• **The exercise**
Using the listing below, select the lines with the word "this" and copy them.

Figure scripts

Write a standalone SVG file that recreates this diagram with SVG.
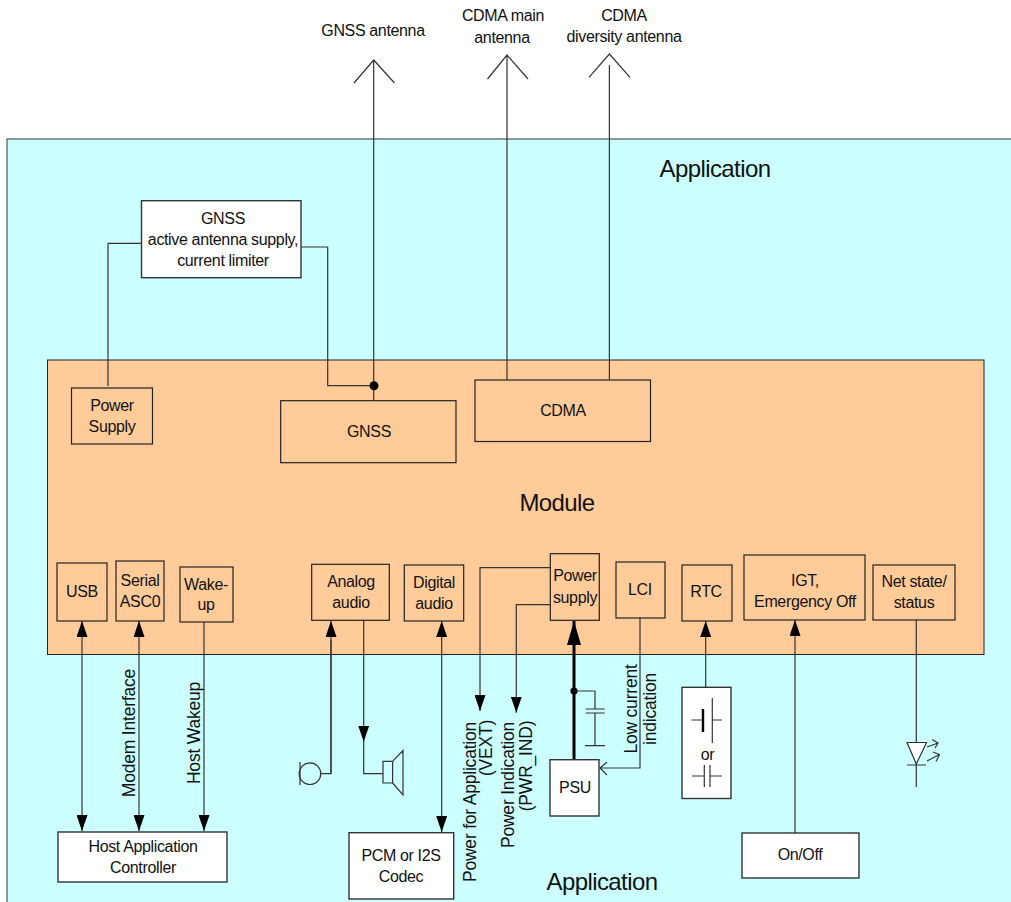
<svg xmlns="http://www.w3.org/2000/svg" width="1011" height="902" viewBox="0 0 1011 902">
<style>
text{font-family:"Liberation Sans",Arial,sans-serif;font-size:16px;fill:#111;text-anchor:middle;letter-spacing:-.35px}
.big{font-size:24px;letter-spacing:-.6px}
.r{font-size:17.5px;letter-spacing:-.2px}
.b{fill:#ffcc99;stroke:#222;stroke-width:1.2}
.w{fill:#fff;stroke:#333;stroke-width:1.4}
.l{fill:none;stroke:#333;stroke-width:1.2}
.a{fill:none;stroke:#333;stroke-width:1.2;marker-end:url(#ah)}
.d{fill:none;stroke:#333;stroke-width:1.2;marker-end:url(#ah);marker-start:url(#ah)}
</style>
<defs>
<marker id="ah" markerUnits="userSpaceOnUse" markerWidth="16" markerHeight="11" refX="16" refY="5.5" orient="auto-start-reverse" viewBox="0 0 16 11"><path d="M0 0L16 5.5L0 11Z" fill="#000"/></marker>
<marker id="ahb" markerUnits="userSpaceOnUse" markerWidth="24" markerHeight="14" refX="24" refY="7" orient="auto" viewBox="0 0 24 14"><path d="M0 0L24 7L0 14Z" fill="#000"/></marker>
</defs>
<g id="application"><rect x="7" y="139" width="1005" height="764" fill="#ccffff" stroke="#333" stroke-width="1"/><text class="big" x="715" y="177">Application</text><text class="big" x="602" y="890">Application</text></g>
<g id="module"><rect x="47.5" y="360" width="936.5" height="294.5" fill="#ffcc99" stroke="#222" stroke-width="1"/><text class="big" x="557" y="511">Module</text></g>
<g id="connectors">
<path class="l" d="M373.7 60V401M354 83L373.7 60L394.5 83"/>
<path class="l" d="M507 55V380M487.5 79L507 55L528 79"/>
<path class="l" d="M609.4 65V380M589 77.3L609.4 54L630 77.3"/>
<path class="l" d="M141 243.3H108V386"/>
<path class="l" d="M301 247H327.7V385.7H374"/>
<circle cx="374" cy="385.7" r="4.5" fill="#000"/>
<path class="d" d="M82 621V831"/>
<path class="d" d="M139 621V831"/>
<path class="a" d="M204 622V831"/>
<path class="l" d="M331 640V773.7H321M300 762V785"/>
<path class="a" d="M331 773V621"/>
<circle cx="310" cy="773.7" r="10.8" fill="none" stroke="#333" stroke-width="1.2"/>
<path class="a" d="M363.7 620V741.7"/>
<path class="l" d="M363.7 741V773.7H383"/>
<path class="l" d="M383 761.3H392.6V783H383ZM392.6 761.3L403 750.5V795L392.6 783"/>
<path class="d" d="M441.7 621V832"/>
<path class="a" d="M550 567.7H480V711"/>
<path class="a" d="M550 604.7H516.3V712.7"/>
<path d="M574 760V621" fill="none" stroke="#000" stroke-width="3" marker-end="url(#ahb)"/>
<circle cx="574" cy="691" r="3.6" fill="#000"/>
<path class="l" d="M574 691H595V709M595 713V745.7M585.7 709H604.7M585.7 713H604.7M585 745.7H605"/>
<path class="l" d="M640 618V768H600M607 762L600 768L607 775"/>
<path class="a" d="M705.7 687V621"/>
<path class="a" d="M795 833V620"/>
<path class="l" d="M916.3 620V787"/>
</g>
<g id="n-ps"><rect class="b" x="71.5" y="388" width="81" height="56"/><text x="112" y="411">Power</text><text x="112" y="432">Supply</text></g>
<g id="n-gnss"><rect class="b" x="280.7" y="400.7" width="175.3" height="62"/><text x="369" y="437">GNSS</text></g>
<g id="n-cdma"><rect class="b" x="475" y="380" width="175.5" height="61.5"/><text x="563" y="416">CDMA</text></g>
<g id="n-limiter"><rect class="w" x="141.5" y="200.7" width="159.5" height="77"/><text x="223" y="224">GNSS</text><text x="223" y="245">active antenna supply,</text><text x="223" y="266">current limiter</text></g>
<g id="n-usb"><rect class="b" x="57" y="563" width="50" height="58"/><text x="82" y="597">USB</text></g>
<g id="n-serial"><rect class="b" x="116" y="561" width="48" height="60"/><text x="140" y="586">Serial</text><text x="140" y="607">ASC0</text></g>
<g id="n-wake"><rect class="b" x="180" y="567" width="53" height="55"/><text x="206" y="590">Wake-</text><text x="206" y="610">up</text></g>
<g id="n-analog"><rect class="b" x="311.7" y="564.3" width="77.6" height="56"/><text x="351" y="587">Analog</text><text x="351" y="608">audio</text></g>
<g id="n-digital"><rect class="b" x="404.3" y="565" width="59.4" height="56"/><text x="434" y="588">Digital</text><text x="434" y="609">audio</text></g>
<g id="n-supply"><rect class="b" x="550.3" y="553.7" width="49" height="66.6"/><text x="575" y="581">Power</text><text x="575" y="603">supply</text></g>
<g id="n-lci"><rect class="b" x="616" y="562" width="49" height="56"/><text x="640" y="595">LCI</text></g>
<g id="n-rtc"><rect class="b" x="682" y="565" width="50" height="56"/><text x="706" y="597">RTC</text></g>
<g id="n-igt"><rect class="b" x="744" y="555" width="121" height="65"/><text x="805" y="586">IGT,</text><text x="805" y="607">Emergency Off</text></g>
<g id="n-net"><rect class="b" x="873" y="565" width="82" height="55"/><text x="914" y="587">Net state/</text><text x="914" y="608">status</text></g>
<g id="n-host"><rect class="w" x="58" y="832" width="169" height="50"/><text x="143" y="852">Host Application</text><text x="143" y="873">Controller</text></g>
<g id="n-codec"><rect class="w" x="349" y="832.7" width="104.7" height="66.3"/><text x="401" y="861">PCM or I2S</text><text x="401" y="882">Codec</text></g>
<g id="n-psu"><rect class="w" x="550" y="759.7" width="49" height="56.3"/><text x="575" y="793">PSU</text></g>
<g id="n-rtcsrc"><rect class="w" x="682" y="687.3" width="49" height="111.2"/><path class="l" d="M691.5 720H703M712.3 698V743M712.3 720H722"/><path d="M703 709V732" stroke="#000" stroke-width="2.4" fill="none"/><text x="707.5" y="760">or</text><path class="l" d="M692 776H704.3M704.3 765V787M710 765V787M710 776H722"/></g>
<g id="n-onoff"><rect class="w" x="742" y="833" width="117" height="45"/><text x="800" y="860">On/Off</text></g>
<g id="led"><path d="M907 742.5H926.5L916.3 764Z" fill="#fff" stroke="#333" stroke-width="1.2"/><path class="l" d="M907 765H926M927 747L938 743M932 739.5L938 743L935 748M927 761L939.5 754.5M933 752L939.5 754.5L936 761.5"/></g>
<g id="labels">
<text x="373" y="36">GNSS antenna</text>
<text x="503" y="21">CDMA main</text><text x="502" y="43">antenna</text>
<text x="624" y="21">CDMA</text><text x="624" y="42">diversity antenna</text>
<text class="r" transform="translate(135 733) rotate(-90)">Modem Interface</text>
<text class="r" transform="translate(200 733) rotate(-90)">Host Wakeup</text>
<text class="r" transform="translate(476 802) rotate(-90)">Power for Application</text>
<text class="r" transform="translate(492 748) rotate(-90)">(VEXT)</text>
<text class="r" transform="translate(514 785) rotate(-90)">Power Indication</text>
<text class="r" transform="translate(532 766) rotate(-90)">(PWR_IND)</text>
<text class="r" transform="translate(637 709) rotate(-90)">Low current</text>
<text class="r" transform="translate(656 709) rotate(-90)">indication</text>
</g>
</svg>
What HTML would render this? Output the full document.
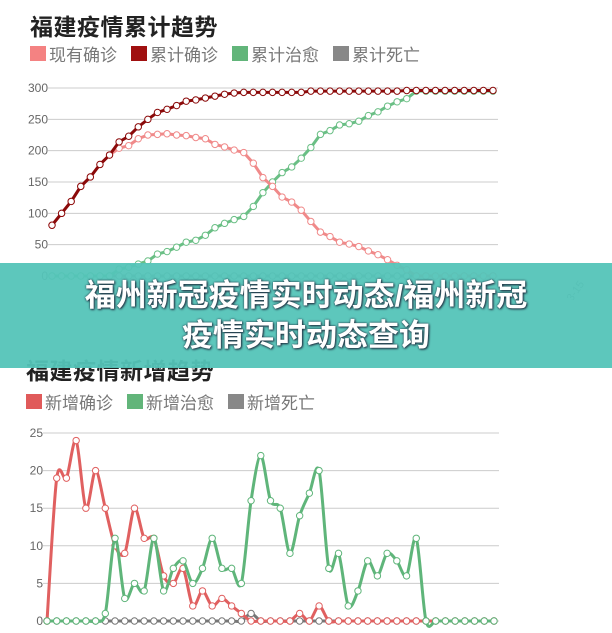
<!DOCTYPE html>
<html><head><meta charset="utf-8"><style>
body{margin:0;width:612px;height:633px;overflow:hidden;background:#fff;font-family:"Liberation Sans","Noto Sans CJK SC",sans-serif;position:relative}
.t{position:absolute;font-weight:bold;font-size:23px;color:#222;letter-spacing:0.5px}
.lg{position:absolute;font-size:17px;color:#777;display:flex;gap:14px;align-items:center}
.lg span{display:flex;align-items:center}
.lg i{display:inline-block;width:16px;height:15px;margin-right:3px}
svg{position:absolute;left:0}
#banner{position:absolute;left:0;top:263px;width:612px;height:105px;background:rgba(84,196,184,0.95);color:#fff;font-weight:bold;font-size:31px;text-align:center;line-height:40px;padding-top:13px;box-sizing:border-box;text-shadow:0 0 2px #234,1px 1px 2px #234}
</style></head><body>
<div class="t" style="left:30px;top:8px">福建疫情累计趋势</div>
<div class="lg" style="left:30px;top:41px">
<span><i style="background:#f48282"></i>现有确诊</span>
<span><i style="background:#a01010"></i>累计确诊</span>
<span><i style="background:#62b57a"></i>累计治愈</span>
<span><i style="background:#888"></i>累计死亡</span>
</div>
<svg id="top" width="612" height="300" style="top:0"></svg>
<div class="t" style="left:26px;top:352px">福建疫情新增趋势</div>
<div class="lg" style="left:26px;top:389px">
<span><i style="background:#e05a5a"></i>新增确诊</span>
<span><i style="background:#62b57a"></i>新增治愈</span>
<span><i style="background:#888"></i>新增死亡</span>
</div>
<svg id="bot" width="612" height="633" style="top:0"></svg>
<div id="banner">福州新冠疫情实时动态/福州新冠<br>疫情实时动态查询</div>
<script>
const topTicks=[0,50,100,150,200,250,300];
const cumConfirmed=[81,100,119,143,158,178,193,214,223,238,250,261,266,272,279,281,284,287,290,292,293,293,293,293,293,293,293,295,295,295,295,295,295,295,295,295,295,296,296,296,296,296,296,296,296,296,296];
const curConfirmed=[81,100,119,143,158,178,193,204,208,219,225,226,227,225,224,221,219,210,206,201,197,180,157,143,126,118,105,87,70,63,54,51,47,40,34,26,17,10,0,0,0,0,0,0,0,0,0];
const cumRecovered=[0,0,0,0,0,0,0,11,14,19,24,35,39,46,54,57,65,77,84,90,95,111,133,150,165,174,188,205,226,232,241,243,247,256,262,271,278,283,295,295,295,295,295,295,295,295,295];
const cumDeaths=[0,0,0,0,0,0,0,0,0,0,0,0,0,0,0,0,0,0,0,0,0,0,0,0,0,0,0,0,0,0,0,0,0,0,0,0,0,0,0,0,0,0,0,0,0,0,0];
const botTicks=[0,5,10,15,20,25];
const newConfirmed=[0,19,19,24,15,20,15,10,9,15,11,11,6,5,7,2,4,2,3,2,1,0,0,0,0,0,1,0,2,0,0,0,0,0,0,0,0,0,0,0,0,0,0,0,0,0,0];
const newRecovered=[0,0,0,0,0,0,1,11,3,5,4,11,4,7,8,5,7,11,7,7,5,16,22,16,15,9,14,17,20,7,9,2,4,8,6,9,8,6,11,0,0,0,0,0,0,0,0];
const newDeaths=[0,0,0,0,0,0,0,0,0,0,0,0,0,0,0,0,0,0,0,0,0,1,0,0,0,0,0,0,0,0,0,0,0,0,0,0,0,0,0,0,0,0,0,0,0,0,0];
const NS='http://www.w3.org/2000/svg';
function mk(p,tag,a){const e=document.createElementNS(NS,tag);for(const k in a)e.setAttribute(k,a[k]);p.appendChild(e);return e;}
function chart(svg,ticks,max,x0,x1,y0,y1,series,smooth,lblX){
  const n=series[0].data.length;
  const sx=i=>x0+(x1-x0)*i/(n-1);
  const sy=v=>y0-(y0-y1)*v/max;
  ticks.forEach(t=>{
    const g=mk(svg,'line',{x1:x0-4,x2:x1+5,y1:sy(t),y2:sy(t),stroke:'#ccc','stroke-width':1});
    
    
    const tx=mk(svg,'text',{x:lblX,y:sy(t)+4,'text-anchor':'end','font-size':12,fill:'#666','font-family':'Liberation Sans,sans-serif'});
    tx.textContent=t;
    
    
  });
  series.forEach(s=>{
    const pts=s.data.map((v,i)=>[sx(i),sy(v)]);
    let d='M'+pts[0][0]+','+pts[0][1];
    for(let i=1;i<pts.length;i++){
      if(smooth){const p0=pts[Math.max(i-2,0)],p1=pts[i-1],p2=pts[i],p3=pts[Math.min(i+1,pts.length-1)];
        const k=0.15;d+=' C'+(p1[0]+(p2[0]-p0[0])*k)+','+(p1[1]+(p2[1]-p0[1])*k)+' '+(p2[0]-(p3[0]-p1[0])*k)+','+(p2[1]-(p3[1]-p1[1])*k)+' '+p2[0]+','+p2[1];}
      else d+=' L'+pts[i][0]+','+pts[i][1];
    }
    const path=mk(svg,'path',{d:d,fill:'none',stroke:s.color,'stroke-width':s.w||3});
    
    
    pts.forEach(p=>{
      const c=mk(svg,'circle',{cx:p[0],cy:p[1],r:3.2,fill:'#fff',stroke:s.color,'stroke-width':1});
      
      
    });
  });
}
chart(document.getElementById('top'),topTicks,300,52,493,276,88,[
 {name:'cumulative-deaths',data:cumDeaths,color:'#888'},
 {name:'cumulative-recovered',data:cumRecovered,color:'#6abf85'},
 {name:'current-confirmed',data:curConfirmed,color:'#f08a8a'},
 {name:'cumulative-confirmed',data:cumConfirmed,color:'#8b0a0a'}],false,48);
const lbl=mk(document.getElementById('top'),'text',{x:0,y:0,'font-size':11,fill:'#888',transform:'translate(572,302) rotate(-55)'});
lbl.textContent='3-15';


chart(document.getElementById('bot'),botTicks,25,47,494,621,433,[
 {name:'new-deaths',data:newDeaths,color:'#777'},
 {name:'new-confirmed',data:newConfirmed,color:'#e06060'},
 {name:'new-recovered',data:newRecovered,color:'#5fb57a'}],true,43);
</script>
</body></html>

• **Solution to the exercise**
Write a standalone SVG file that recreates this diagram with SVG.
What HTML would render this? Output the full document.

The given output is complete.